“Saints are ordinary people who have done extraordinary things.”
So said, Sr. Caroline as I grew up and attended CCD classes at Our Lady of Mt. Carmel Church in the late 70s. Far be it from me to disagree with this lovely woman, but I think Saints are much more than that. They are ordinary people who do some extraordinary things, but mostly they are ordinary people who do ORDINARY things, but do them with great love, perhaps extraordinary love.
Take Pedro Arrupe,S.J., one of my favorite Jesuits, who I believe is a saint, even if he is not officially recognized as one. In the horror of the Hiroshima bombings, Fr. Arrupe cared for the dying, the dying who did not die right away, but who suffered horrible burns from the madness of the atomic bomb. When he had cared greatly for the needs of so many and nursed them back to health, many simply died from radiation poisoning without much warning. Seeing those atrocities up close and caring for the needs of so many and continuing to be a priest and leading the Jesuits through the unchartered waters of the Second Vatican Council is enough for me to say that he did what some would consider extraordinary, but Arrupe would say that he did what was needed to be done—ordinary things with great love.

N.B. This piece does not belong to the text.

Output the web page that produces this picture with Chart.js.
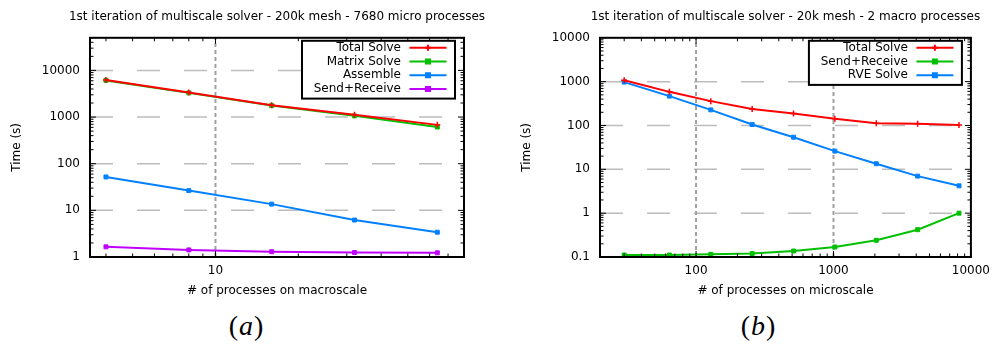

Campus Ministers I believe are in the saint-making business. We try to enable people to see themselves as doing whatever they are called to be, but doing that with great love. It frees people from the anxiety of possibly “missing their calling” and instead invites them to see the world with great love and trying to bring love to the work they do, even if they don’t think their job highlights their “first gifts.” I’m sure Fr. Arrupe didn’t think his first gift was running a triage unit in Japan, but he did it with great love. Sometimes circumstances indeed place us in the crosshairs of doing 3-4 things that we really would rather not do. Fr. James Martin, S.J. often talks about caring for elderly men in Jamaica and having to clean them and clip their nails was not something he looked forward to, but he did it with great love regardless.
What we as Campus Ministers need to do is to show students that including God in their vocational decisions invites them to ask the questions:
How does what I’m doing right NOW, make me more loving?
How might I be willing to change just a smidge to try to love better than I do?
Where do I see myself doing ordinary things with great love?
Where is God calling me to see my life in light of what makes me feel more alive with God’s love pouring out to others and to myself?
All good questions. To be saints means that we ask these questions and more importantly we LIVE this questions. We become all that we are, nothing more, but most importantly, nothing less.
But often we are afraid to be saints. Fear, as you know, is the opposite of faith. We’re also afraid to try to make saints–to awaken people to their best possibilities. It’s too hard, or too demanding, or even too tiring. There are other things we’d rather do. The truth is that life IS hard and we need to get over it. Doing the right thing is often a pain in the neck. But saints are able to do so because they know that doing this with love not only brings them great joy—but it also enables them to find God lurking there, pushing them just a bit harder on the journey to become all that they are.
It is time to begin a journey to sainthood. We do that by taking one step towards that goal each day in so many different walks of life. We do that by becoming all that we are.
And saints are not perfect. Rather saints admit that they are not God, not perfect and it leads them to do what they can—but to do that well and with love.
St. Peter became all that he was, even though he denied Jesus three times. St. Joseph was a simple carpenter called to take an unwed mother into his home and care for her and raise her son as his own, protecting the Son of God in an age where infant mortality and poverty took the lives of many. Dorothy Day housed the poor despite the fact that they made it difficult for her to treat them as Jesus would.
And some days it’s just hard to get up in the morning and get to the office when we know it’s going to be a difficult day–a challenging day. But God calls us to think more of ourselves, to know that we are indeed gifted and talented and have some opportunities to make a difference.
In doing so we become saints in the making. And when we unite with the divine in the beatific vision beyond this life, we will find it was more than enough.
More than enough for the world, more than enough for God and more than enough for us in becoming all that we are called to be.
So today is our day, All Saints. Let us celebrate who we are and enjoy being ourselves, but most importantly, let us love, even when it is challenging.